IN one of the letters of Ateius Capito we read 4 that Antistius Labeo was exceedingly learned in the laws and customs of the Roman people and in the civil law. “But,” he adds, “an excessive and mad love of freedom possessed the man, to such a degree that, although the deified Augustus was then emperor and was ruling the State, Labeo looked upon nothing as lawful and accepted nothing, unless he had found it ordered and sanctioned by the old Roman law.” He then goes on to relate the reply of this same Labeo, when he was summoned by the messenger of a tribune of the commons.
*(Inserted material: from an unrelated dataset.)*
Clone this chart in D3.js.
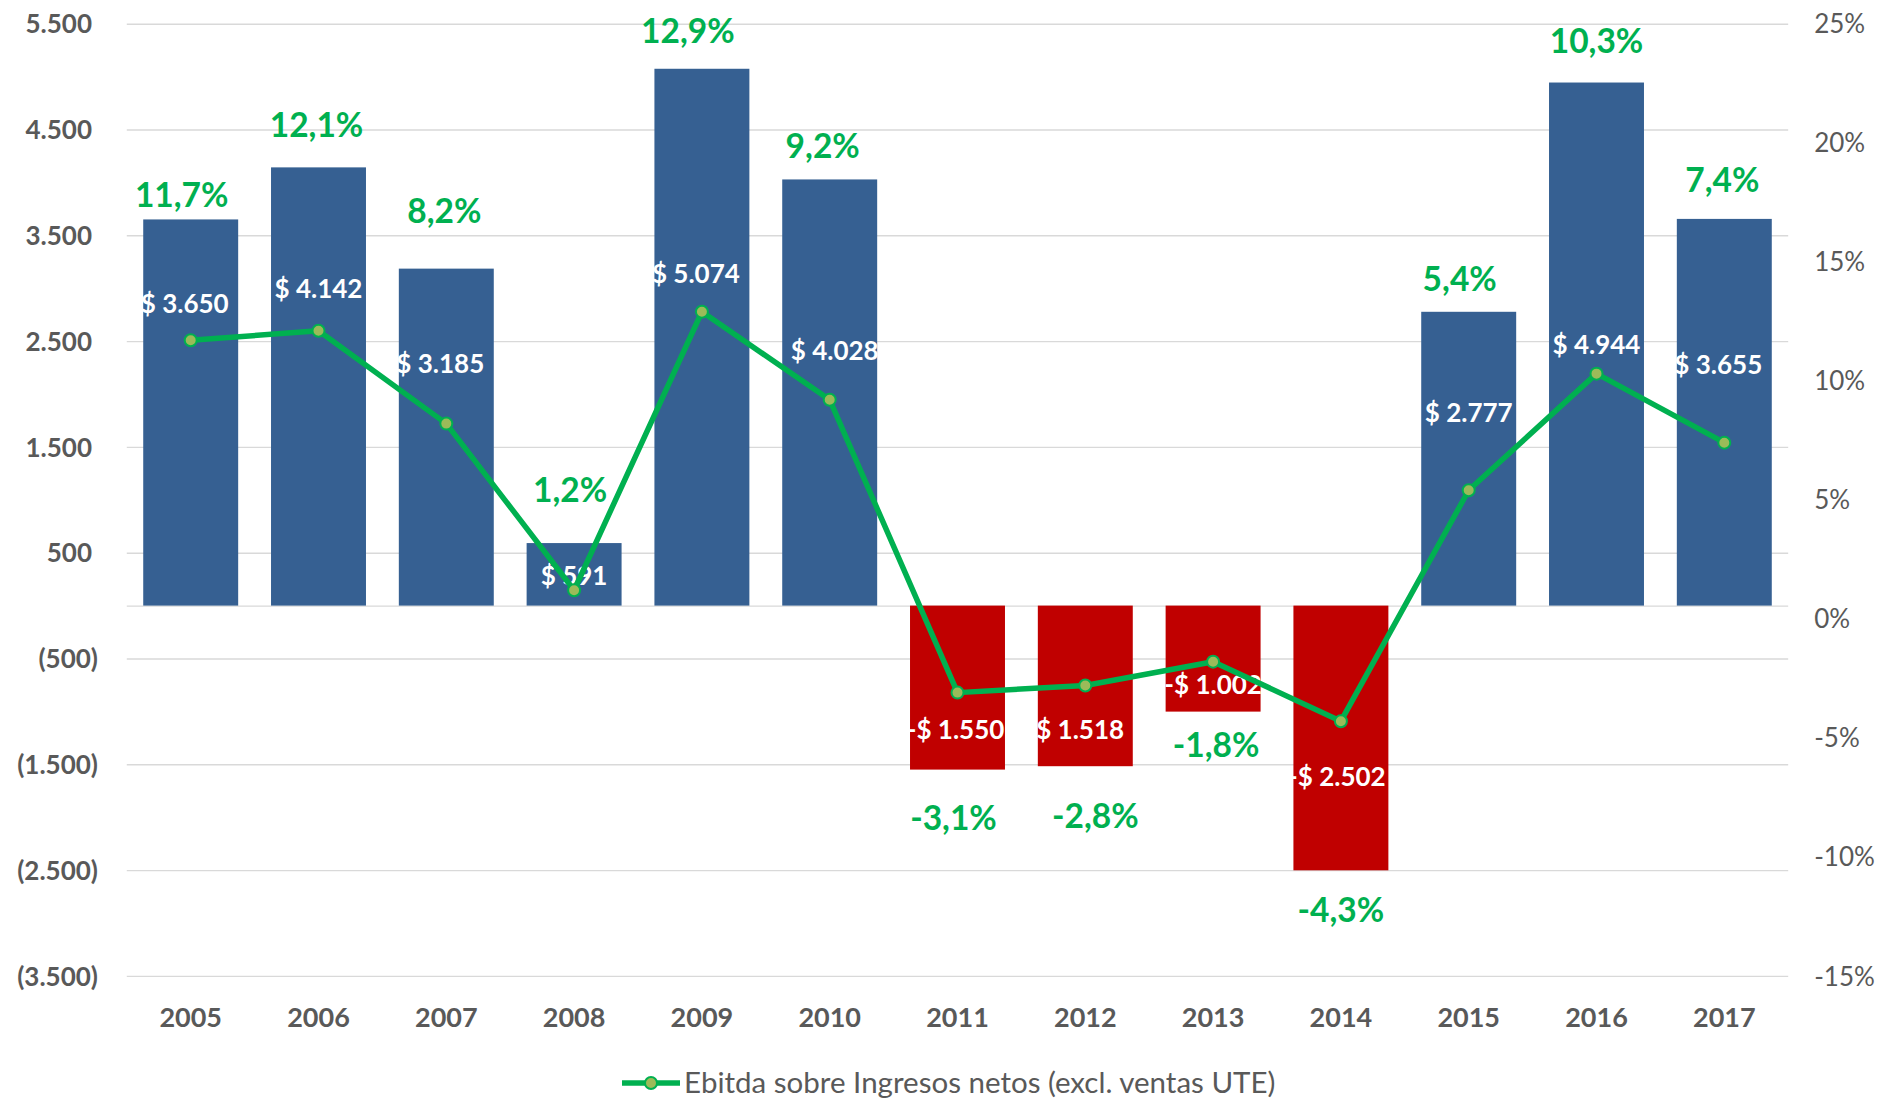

He says: “When the tribunes of the commons had been appealed to by a woman against Labeo and had sent to him at ”

1 An example of Varro's fondness for word-plays; “sweetest” is used in the double sense of sweetest to the taste and pleasantest in their after-effects.

2 mensa secunda bellariorum occurs in the Transactions of the Arval Brethren for May 27, A.D. 218.

3 p. 144, 65, Ribbeck 3.

4 Fr. 19, Huschke: ii. p. 287, Bremer.